Effects of engineering injection and supplement mode of in-situ biogeochemical transformation enhancement EVO-FeSO4 on the remediation of tetrachloroethylene contaminated aquifer

Abstract

Traditional in situ biogeochemical transformation suffers from competition among crucial microorganisms and inadequate formation of reactive minerals, thus leading to the accumulation of toxic intermediates. In this study, three regulation schemes were proposed to solve these problems from the perspective of engineering mode. Results showed intermittent injection mode effectively reduced the accumulation of toxic intermediates but the reduction rate of tetrachloroethylene was decreased. And periodical supplementation of carbon and sulfur sources accelerated the removal of tetrachloroethylene but failed to reduce the accumulation of toxic products. While, regular supplementation of sulfate effectively weakened the competition of methanogens and increased the iron sulfide proportion on the surface of the minerals, thus reducing the accumulation of toxicity. Based on the results, this study obtained an effective engineering approach for practical site application.

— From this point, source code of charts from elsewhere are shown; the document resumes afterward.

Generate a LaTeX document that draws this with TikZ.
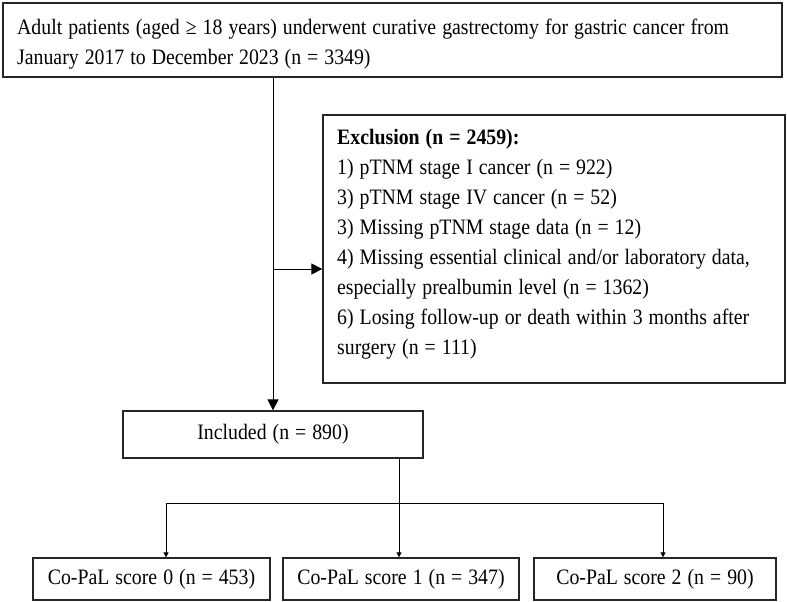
\documentclass[tikz,border=0pt]{standalone}
\usepackage{fontspec}
\setmainfont{Liberation Serif}[FakeStretch=0.9]
\usetikzlibrary{arrows.meta}
% text face used in every box: 22pt on 30pt lines, fixed word spaces
\newcommand{\flowfont}{\fontsize{22}{30}\selectfont\spaceskip=6pt\relax\xspaceskip=6pt\relax}
\begin{document}
\begin{tikzpicture}[x=1pt,y=-1pt,
  txt/.style={inner sep=0pt, font={\flowfont}},
  box/.style={draw=black!85, line width=1.3pt, inner sep=0pt, anchor=center, txt},
  para/.style={txt, align=left, anchor=north west},
  link/.style={draw=black, line width=1pt},
  bigtip/.style={link, -{Triangle[length=11pt,width=11pt]}},
  smalltip/.style={link, -{Triangle[length=5pt,width=5pt]}}]
\useasboundingbox (0,0) rectangle (787,602);

% frames
\node[box, minimum width=779, minimum height=74] (top) at (392.5,40) {};
\node[box, minimum width=462, minimum height=268] (excl) at (554,249) {};
\node[box, minimum width=300, minimum height=47] (inc) at (273,434.5)
  {Included (n = 890)};
\node[box, minimum width=237, minimum height=42] (s0) at (151.5,579)
  {Co-PaL score 0 (n = 453)};
\node[box, minimum width=236, minimum height=42] (s1) at (401,579)
  {Co-PaL score 1 (n = 347)};
\node[box, minimum width=242, minimum height=42] (s2) at (655,579)
  {Co-PaL score 2 (n = 90)};

% multi-line texts
\node[para] (toptext) at (17,19)
  {Adult patients (aged ≥ 18 years) underwent curative gastrectomy for gastric cancer from\\
   January 2017 to December 2023 (n = 3349)};
\node[para] (excltext) at (337,129.5)
  {\textbf{Exclusion (n = 2459):}\\
   1) pTNM stage I cancer (n = 922)\\
   3) pTNM stage IV cancer (n = 52)\\
   3) Missing pTNM stage data (n = 12)\\
   4) Missing essential clinical and/or laboratory data,\\
   especially prealbumin level (n = 1362)\\
   6) Losing follow-up or death within 3 months after\\
   surgery (n = 111)};

% connectors
\coordinate (branch) at (273,269);
\coordinate (split) at (399,503);
\coordinate (left) at (166,503);
\coordinate (right) at (663,503);

\draw[bigtip] (inc.north |- top.south) -- (inc.north);
\draw[bigtip] (branch) -- (branch -| excl.west);
\draw[link] (inc.south -| split) -- (split);
\draw[link] (left) -- (right);
\draw[smalltip] (left) -- (left |- s0.north);
\draw[smalltip] (split) -- (split |- s1.north);
\draw[smalltip] (right) -- (right |- s2.north);
\end{tikzpicture}
\end{document}
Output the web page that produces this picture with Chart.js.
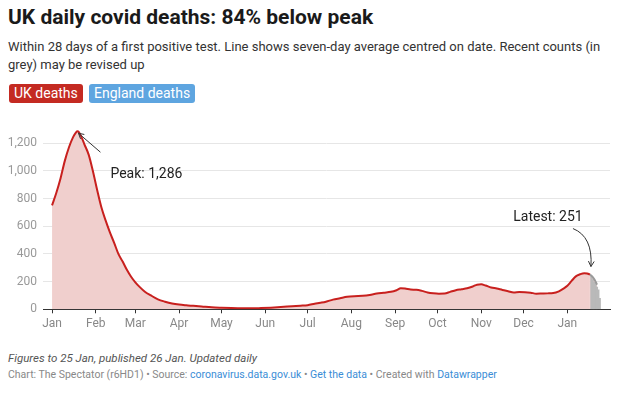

In addition, the main forms of active minerals capable of β-eliminating contaminants during biogeochemical transformation were identified in this study, including FeS, FeS2, and Fe3S4. Furthermore, the engineered regulatory mechanism of this study was summarized through the analysis of microbial community structure and mineral morphology. The amendment promotes the production of minerals and thus controls the transformation pathway of contaminants by altering the abundance of sulfate-reducing bacteria and dissimilatory iron reducing bacteria. This mechanism can provide a basis for subsequent theoretical studies.